Nature, history, art and good food

Nestled in the enchanted landscape of the Amerini mountains, Amelia allows visitors to experience nature, history, art and good food. A very ancient city known by the name of Ameria, it was certainly among the first Italic centres. Cato, quoted by Pliny in his Naturalis historia, states that the city was founded 963 years before the war of the Romans against Perseus, king of Macedon, and thus in 1134 BC.

Amelia bears numerous testimonies to its past that are still perfectly legible today as one walks through its fascinating and well-preserved historical centre. If the remarkable polygonal walls constitute the most important monument, the gates, the architecture of the Renaissance buildings, the churches, tell us of the various eras experienced from the pre-Roman to the modern age.

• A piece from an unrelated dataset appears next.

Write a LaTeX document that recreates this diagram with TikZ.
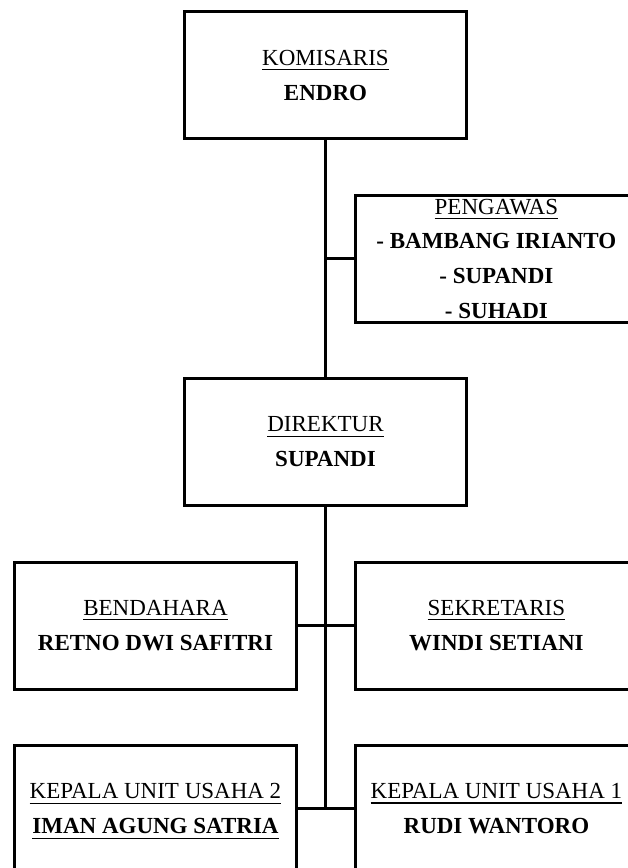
\documentclass[tikz,border=0pt]{standalone}
\usepackage{fontspec}
\setmainfont{Liberation Serif}
\newsavebox\ulbox
\newcommand\myul[1]{\sbox\ulbox{#1}\rlap{\raisebox{-5pt}[0pt][0pt]{\rule{\wd\ulbox}{1.3pt}}}\usebox\ulbox}
\tikzset{
  orgbox/.style={draw, line width=3pt, minimum width=282pt, minimum height=127pt,
    inner sep=0pt, align=center, font=\fontsize{23}{35}\selectfont},
  orgbox4/.style={orgbox, font=\fontsize{23}{34.7}\selectfont},
  link/.style={line width=3pt}
}
\begin{document}
\begin{tikzpicture}[x=1pt, y=-1pt]
\useasboundingbox (0,0) rectangle (628,868);
\clip (0,0) rectangle (628,868);
\fill[white] (0,0) rectangle (628,868);

\node[orgbox] (kom) at (325.5,75) {\myul{KOMISARIS}\\ \textbf{ENDRO}};
\node[orgbox4] (peng) at (496.4,258.6) {\myul{PENGAWAS}\\ \textbf{- BAMBANG IRIANTO}\\ \textbf{- SUPANDI}\\ \textbf{- SUHADI}};
\node[orgbox] (dir) at (325.5,442) {\myul{DIREKTUR}\\ \textbf{SUPANDI}};
\node[orgbox] (bend) at (155.5,625.5) {\myul{BENDAHARA}\\ \textbf{RETNO DWI SAFITRI}};
\node[orgbox] (sek) at (496.4,625.5) {\myul{SEKRETARIS}\\ \textbf{WINDI SETIANI}};
\node[orgbox] (kep2) at (155.5,808.8) {\myul{KEPALA UNIT USAHA 2}\\ \myul{\textbf{IMAN AGUNG SATRIA}}};
\node[orgbox] (kep1) at (496.4,808.8) {\myul{KEPALA UNIT USAHA 1}\\ \textbf{RUDI WANTORO}};

\coordinate (jp) at (kom.south |- peng.west);
\coordinate (jk) at (dir.south |- kep1.west);
\draw[link] (kom.south) -- (dir.north);
\draw[link] (peng.west) -- (jp);
\draw[link] (dir.south) -- (jk);
\draw[link] (bend.east) -- (sek.west);
\draw[link] (kep2.east) -- (kep1.west);
\end{tikzpicture}
\end{document}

The archaeological museum, which houses valuable archaeological artefacts found in the tombs, along the Via Amerina and in the numerous rustic villas, as well as in the necropolises of the area, also preserves the bronze statue of Germanicus Julius Caesar, a masterpiece of Roman bronze work. Monumental is the Roman cistern in Piazza Matteotti, consisting of ten rooms and superb evidence of Roman hydraulic engineering, the remains of the ancient theatre, the baths at Palazzo Farrattini and the domus, including that of Palazzo Venturelli with mosaics from the Hadrianic period.

Amelia, Land of the 1000 Miglia since 2010, thanks to the Driver and Mechanic Rinaldo Tinarelli who raced several editions of the race and to the Girotti Figs, official product of the Race in the 1930s, brought to Brescia by the Terni Driver Mario Umberto Borzacchini.